__Goal of the exercise__
Give the data below again exactly as it stands. Omit the pictures.
>>>>>
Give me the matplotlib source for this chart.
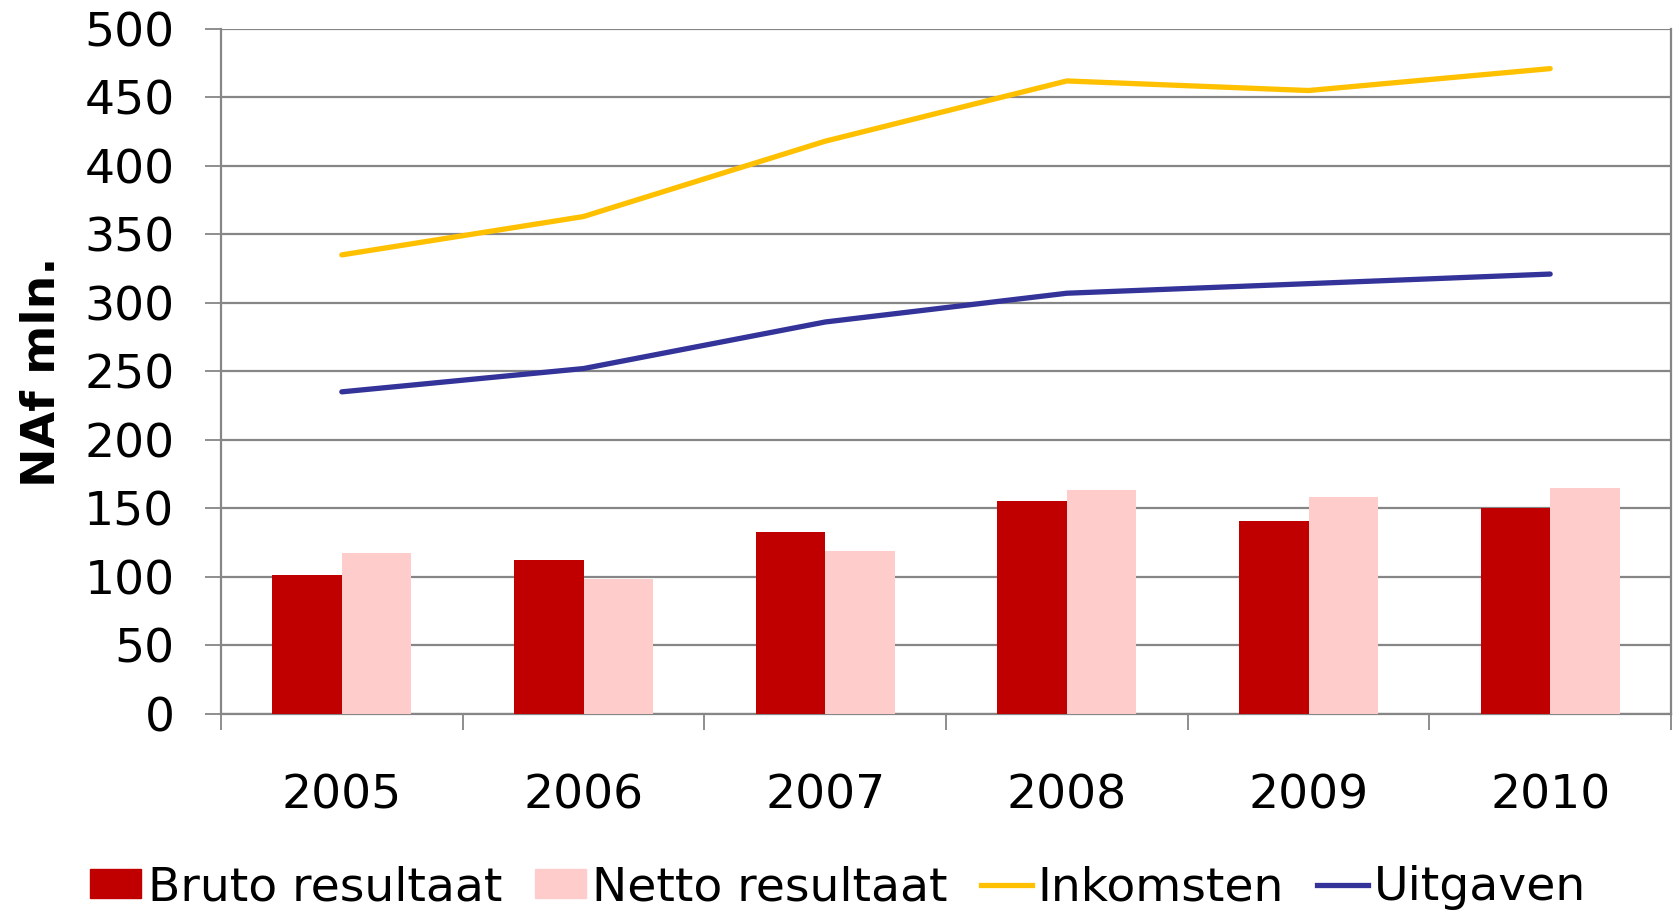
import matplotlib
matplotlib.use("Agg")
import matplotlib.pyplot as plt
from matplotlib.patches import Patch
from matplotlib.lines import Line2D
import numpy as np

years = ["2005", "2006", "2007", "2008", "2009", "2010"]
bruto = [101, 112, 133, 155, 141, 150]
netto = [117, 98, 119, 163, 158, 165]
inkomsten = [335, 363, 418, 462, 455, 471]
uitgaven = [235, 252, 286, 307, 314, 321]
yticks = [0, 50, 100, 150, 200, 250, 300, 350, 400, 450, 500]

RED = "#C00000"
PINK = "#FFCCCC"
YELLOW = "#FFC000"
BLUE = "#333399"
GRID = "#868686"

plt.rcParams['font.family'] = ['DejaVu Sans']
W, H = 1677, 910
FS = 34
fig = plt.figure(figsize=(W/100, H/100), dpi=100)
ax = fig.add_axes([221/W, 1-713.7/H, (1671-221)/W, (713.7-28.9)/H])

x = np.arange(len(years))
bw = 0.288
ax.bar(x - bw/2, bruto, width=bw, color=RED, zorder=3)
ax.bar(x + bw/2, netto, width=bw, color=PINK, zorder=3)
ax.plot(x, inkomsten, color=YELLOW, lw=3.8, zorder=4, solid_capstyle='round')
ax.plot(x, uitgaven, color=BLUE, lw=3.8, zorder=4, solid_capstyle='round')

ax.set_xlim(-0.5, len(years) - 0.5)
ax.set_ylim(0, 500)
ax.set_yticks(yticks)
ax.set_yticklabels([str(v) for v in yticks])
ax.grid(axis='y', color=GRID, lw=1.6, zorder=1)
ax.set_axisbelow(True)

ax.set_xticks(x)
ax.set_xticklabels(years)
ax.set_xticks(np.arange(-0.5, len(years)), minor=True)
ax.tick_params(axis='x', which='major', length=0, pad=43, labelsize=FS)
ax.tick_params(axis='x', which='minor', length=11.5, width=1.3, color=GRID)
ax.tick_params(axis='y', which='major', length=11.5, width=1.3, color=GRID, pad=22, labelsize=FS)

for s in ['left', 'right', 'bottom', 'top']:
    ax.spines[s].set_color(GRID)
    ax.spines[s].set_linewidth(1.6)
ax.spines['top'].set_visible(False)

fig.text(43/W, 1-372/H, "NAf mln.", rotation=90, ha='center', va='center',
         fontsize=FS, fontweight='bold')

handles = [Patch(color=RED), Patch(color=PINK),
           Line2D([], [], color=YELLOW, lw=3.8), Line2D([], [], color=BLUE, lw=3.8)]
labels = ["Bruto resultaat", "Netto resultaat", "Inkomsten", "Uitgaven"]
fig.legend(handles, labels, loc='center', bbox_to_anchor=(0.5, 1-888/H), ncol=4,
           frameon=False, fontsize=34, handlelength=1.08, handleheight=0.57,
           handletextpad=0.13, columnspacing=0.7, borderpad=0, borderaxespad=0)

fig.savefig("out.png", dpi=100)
<<<<<
__The result__
Give me the matplotlib source for this chart.
import matplotlib
matplotlib.use("Agg")
import matplotlib.pyplot as plt
from matplotlib.patches import Patch
from matplotlib.lines import Line2D
import numpy as np

years = ["2005", "2006", "2007", "2008", "2009", "2010"]
bruto = [101, 112, 133, 155, 141, 150]
netto = [117, 98, 119, 163, 158, 165]
inkomsten = [335, 363, 418, 462, 455, 471]
uitgaven = [235, 252, 286, 307, 314, 321]
yticks = [0, 50, 100, 150, 200, 250, 300, 350, 400, 450, 500]

RED = "#C00000"
PINK = "#FFCCCC"
YELLOW = "#FFC000"
BLUE = "#333399"
GRID = "#868686"

plt.rcParams['font.family'] = ['DejaVu Sans']
W, H = 1677, 910
FS = 34
fig = plt.figure(figsize=(W/100, H/100), dpi=100)
ax = fig.add_axes([221/W, 1-713.7/H, (1671-221)/W, (713.7-28.9)/H])

x = np.arange(len(years))
bw = 0.288
ax.bar(x - bw/2, bruto, width=bw, color=RED, zorder=3)
ax.bar(x + bw/2, netto, width=bw, color=PINK, zorder=3)
ax.plot(x, inkomsten, color=YELLOW, lw=3.8, zorder=4, solid_capstyle='round')
ax.plot(x, uitgaven, color=BLUE, lw=3.8, zorder=4, solid_capstyle='round')

ax.set_xlim(-0.5, len(years) - 0.5)
ax.set_ylim(0, 500)
ax.set_yticks(yticks)
ax.set_yticklabels([str(v) for v in yticks])
ax.grid(axis='y', color=GRID, lw=1.6, zorder=1)
ax.set_axisbelow(True)

ax.set_xticks(x)
ax.set_xticklabels(years)
ax.set_xticks(np.arange(-0.5, len(years)), minor=True)
ax.tick_params(axis='x', which='major', length=0, pad=43, labelsize=FS)
ax.tick_params(axis='x', which='minor', length=11.5, width=1.3, color=GRID)
ax.tick_params(axis='y', which='major', length=11.5, width=1.3, color=GRID, pad=22, labelsize=FS)

for s in ['left', 'right', 'bottom', 'top']:
    ax.spines[s].set_color(GRID)
    ax.spines[s].set_linewidth(1.6)
ax.spines['top'].set_visible(False)

fig.text(43/W, 1-372/H, "NAf mln.", rotation=90, ha='center', va='center',
         fontsize=FS, fontweight='bold')

handles = [Patch(color=RED), Patch(color=PINK),
           Line2D([], [], color=YELLOW, lw=3.8), Line2D([], [], color=BLUE, lw=3.8)]
labels = ["Bruto resultaat", "Netto resultaat", "Inkomsten", "Uitgaven"]
fig.legend(handles, labels, loc='center', bbox_to_anchor=(0.5, 1-888/H), ncol=4,
           frameon=False, fontsize=34, handlelength=1.08, handleheight=0.57,
           handletextpad=0.13, columnspacing=0.7, borderpad=0, borderaxespad=0)

fig.savefig("out.png", dpi=100)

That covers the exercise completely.